Despite ambivalence, gadget lovers can’t resist iPad launch

Ninety minutes before the Best Buy at Potomac Yard in Alexandria, Va., opened Saturday morning, there wasn’t a single person waiting outside to buy Apple’s latest hype-generating gizmo, the iPad.

Meanwhile, the International House of Pancakes across the shopping center’s parking lot was doing boffo business, with more than two dozen people waiting for tables to clear.

Andres Schobel holds up two iPads as one of the first customers to buy an iPad on the first day of Apple iPad sales Saturday at an Apple Store in San Francisco. Eager customers have been lining up outside Apple Stores and some Best Buys to be among the first to buy one as sales started at 9 a.m. Saturday in each time zone.

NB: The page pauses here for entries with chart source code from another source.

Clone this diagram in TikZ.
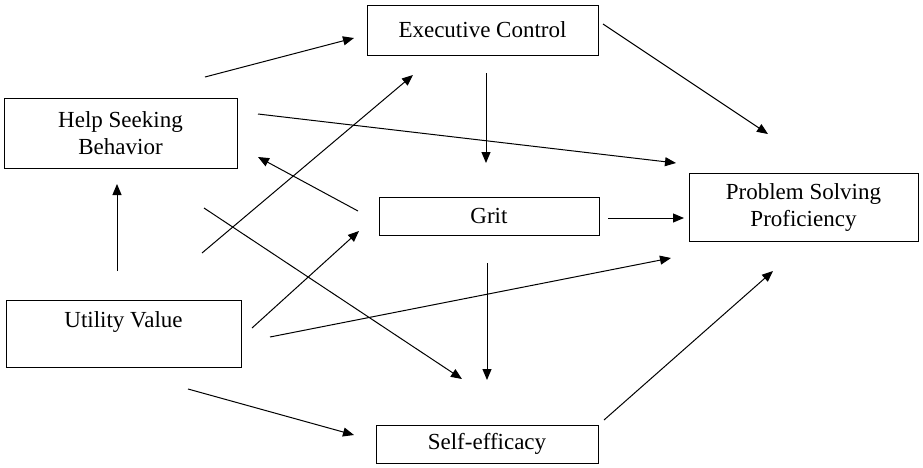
\documentclass[tikz,border=0pt]{standalone}
\usepackage{fontspec}
\setmainfont{Liberation Serif}
\usetikzlibrary{arrows.meta}

\begin{document}
\begin{tikzpicture}[x=0.5pt, y=-0.5pt, line width=0.5pt, >={Triangle[length=5.5pt,width=4.5pt]},
    box/.style={draw, inner sep=0pt, align=center, font=\fontsize{11.5}{13.5}\selectfont}]

        \useasboundingbox (0,0) rectangle (923,467);

        % boxes
        \node[box, minimum width=115.5pt, minimum height=25pt] (ec) at (482.5,30) {Executive Control};
        \node[box, minimum width=116.5pt, minimum height=35pt] (hs) at (120.5,133) {Help Seeking\\Behavior};
        \node[box, minimum width=110pt, minimum height=19pt] (grit) at (489,216) {Grit};
        \node[box, minimum width=114.5pt, minimum height=34pt] (psp) at (803.5,207) {Problem Solving\\Proficiency};
        \node[box, minimum width=117.5pt, minimum height=33.5pt] (uv) at (123.5,333.5) {Utility Value\\~};
        \node[box, minimum width=111pt, minimum height=19pt] (se) at (487,444) {Self-efficacy};

        % free arrow ends
        \coordinate (hs-ec1) at (205,77);   \coordinate (hs-ec2) at (354,38);
        \coordinate (uv-ec1) at (202,253);  \coordinate (uv-ec2) at (413,75);
        \coordinate (hs-psp1) at (258,114); \coordinate (hs-psp2) at (676,163);
        \coordinate (grit-hs1) at (358,211); \coordinate (grit-hs2) at (258,157);
        \coordinate (uv-grit1) at (252,328); \coordinate (uv-grit2) at (359,231);
        \coordinate (hs-se1) at (204,208);  \coordinate (hs-se2) at (462,379);
        \coordinate (uv-psp1) at (270,337); \coordinate (uv-psp2) at (671,258);
        \coordinate (uv-se1) at (188,389);  \coordinate (uv-se2) at (354,435);
        \coordinate (uv-hs1) at (117,271);  \coordinate (uv-hs2) at (117,184);
        \coordinate (ec-grit1) at (486,73); \coordinate (ec-grit2) at (486,163);
        \coordinate (ec-psp1) at (603,24);  \coordinate (ec-psp2) at (768,134);
        \coordinate (grit-psp1) at (608,218); \coordinate (grit-psp2) at (684,218);
        \coordinate (grit-se1) at (487,263); \coordinate (grit-se2) at (487,380);
        \coordinate (se-psp1) at (604,420); \coordinate (se-psp2) at (773,271);

        % paths
        \draw[->] (hs-ec1) -- (hs-ec2);
        \draw[->] (uv-ec1) -- (uv-ec2);
        \draw[->] (hs-psp1) -- (hs-psp2);
        \draw[->] (grit-hs1) -- (grit-hs2);
        \draw[->] (uv-grit1) -- (uv-grit2);
        \draw[->] (hs-se1) -- (hs-se2);
        \draw[->] (uv-psp1) -- (uv-psp2);
        \draw[->] (uv-se1) -- (uv-se2);
        \draw[->] (uv-hs1) -- (uv-hs2);
        \draw[->] (ec-grit1) -- (ec-grit2);
        \draw[->] (ec-psp1) -- (ec-psp2);
        \draw[->] (grit-psp1) -- (grit-psp2);
        \draw[->] (grit-se1) -- (grit-se2);
        \draw[->] (se-psp1) -- (se-psp2);

      \end{tikzpicture}
\end{document}
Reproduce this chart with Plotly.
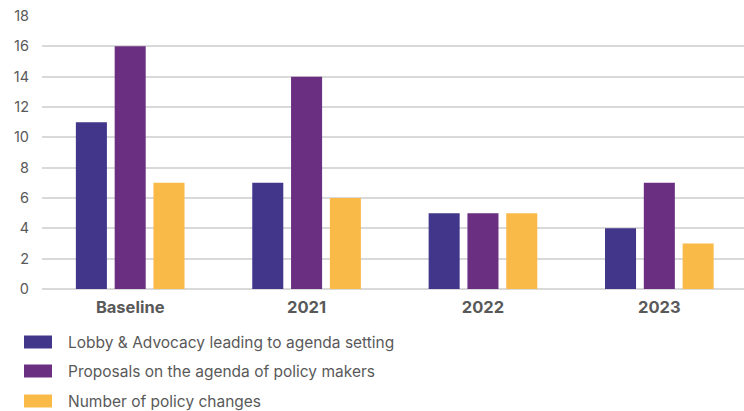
import plotly.graph_objects as go

# Category labels and series values
categories = ["Baseline", "2021", "2022", "2023"]
series_names = [
    "Lobby & Advocacy leading to agenda setting",
    "Proposals on the agenda of policy makers",
    "Number of policy changes",
]
lobby_advocacy = [11, 7, 5, 4]
proposals_on_agenda = [16, 14, 5, 7]
policy_changes = [7, 6, 5, 3]
y_ticks = [0, 2, 4, 6, 8, 10, 12, 14, 16, 18]

colors = ["#42368A", "#6A2F80", "#FABA48"]
series_values = [lobby_advocacy, proposals_on_agenda, policy_changes]

W, H = 744, 411
M_L, M_R, M_T, M_B = 42, 0, 16, 122

fig = go.Figure()
for name, vals, col in zip(series_names, series_values, colors):
    fig.add_trace(go.Bar(
        x=categories, y=vals, name=name,
        marker=dict(color=col, line=dict(width=0)),
        showlegend=False,
    ))

# Custom legend: wide swatches with labels stacked below the chart
legend_rows_px = [342, 371, 401]
for name, col, ypx in zip(series_names, colors, legend_rows_px):
    y0 = 1 - (ypx - 6.5 - M_T) / (H - M_T - M_B)
    y1 = 1 - (ypx + 6.5 - M_T) / (H - M_T - M_B)
    x0 = (24 - M_L) / (W - M_L - M_R)
    x1 = (52 - M_L) / (W - M_L - M_R)
    fig.add_shape(type="rect", xref="paper", yref="paper",
                  x0=x0, x1=x1, y0=y1, y1=y0,
                  fillcolor=col, line=dict(width=0))
    fig.add_annotation(xref="paper", yref="paper",
                       x=(66 - M_L) / (W - M_L - M_R),
                       y=1 - (ypx - M_T) / (H - M_T - M_B),
                       text=name, showarrow=False,
                       xanchor="left", yanchor="middle",
                       font=dict(family="Inter", size=15.5, color="#595959"))

fig.update_layout(
    width=W, height=H,
    margin=dict(l=M_L, r=M_R, t=M_T, b=M_B),
    paper_bgcolor="white", plot_bgcolor="white",
    barmode="group", bargap=0.34, bargroupgap=0.2,
    font=dict(family="Inter", color="#595959"),
    xaxis=dict(
        range=[-0.5, 3.48], showgrid=False, showline=False, ticks="",
        tickfont=dict(family="Inter", size=16.5, color="#595959", weight="bold"),
        ticklabelstandoff=6,
    ),
    yaxis=dict(
        range=[0, 18], tickvals=y_ticks, showline=False, ticks="",
        gridcolor="#D9D9D9", gridwidth=1.5,
        zeroline=True, zerolinecolor="#D9D9D9", zerolinewidth=1.5,
        tickfont=dict(family="Inter", size=14.5, color="#595959"),
        ticklabelstandoff=12,
    ),
)

fig.write_html("out.html")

But then Greg Siegel materialized at the electronics store’s front doors, followed moments later by Matt Lopez.

Let the new-product nerding-out begin! Sort of.

“I’m enough of a gadget geek and Apple fan that I wanted to come look at it on launch day,” said Lopez, a 29-year-old graphic designer. He shrugged. “I don’t know that I need it,” he said. “I might not buy one.”

Siegel, a 26-year-old information technology consultant, wanted the mid-priced model of the iPad, a half-inch-thick touch-screen tablet computer that’s like an iPhone on steroids — without the phone. Cost: $599. “It’s going to be interesting if I roll into work with it on Monday; it’ll be a conversation piece.” But, he added: “I might return it if I don’t like it. I’m actually not a huge Apple fan.”

The air in the two-person line was thick with ambivalence. Usually, Apple product launches whip gadget geeks into a frenzy, in the same way that sci-fi fans nerd out on “Star Wars” debuts.

There was certainly some of that elsewhere, as reports of cheering crowds and “I-P-A-D” chants at other sales locations lit up Twitter on Saturday. That was especially true at Apple stores, where the True Believers flocked — and where the company and its customers have the new-product routine down.

At Apple’s Bethesda, Md., store, employees in royal blue iPad T-shirts handed out doughnuts and coffee and explained the logistics of the opening: A black velvet curtain hiding a new display for the iPad would drop at 9 a.m. Customers who had reserved iPads would enter first.

At the stroke of 9, employees started clapping and high-fiving one another, exhorting the crowd to join in.

Jacob Wellinghoff, first in line, had already been through three of these first-day releases, beginning with the iPhone launch in 2007, when he was just 14. Now 17, the Georgetown Day School senior arrived at midnight Friday, with a backpack full of Chex Mix and mini-muffins to sustain him until the morning. For its part, the store had put out a sleeping bag for the first iPad customer.

“I will use this in school to take notes during class,” he told reporters. He was wearing beat-up Nikes and said he hadn’t bought new sneakers in five years, instead saving his allowance for Apple products. He also skimped on Christmas and birthday presents.

Wall Street analysts have predicted that Apple will sell 2 million to 6 million iPads in 2010.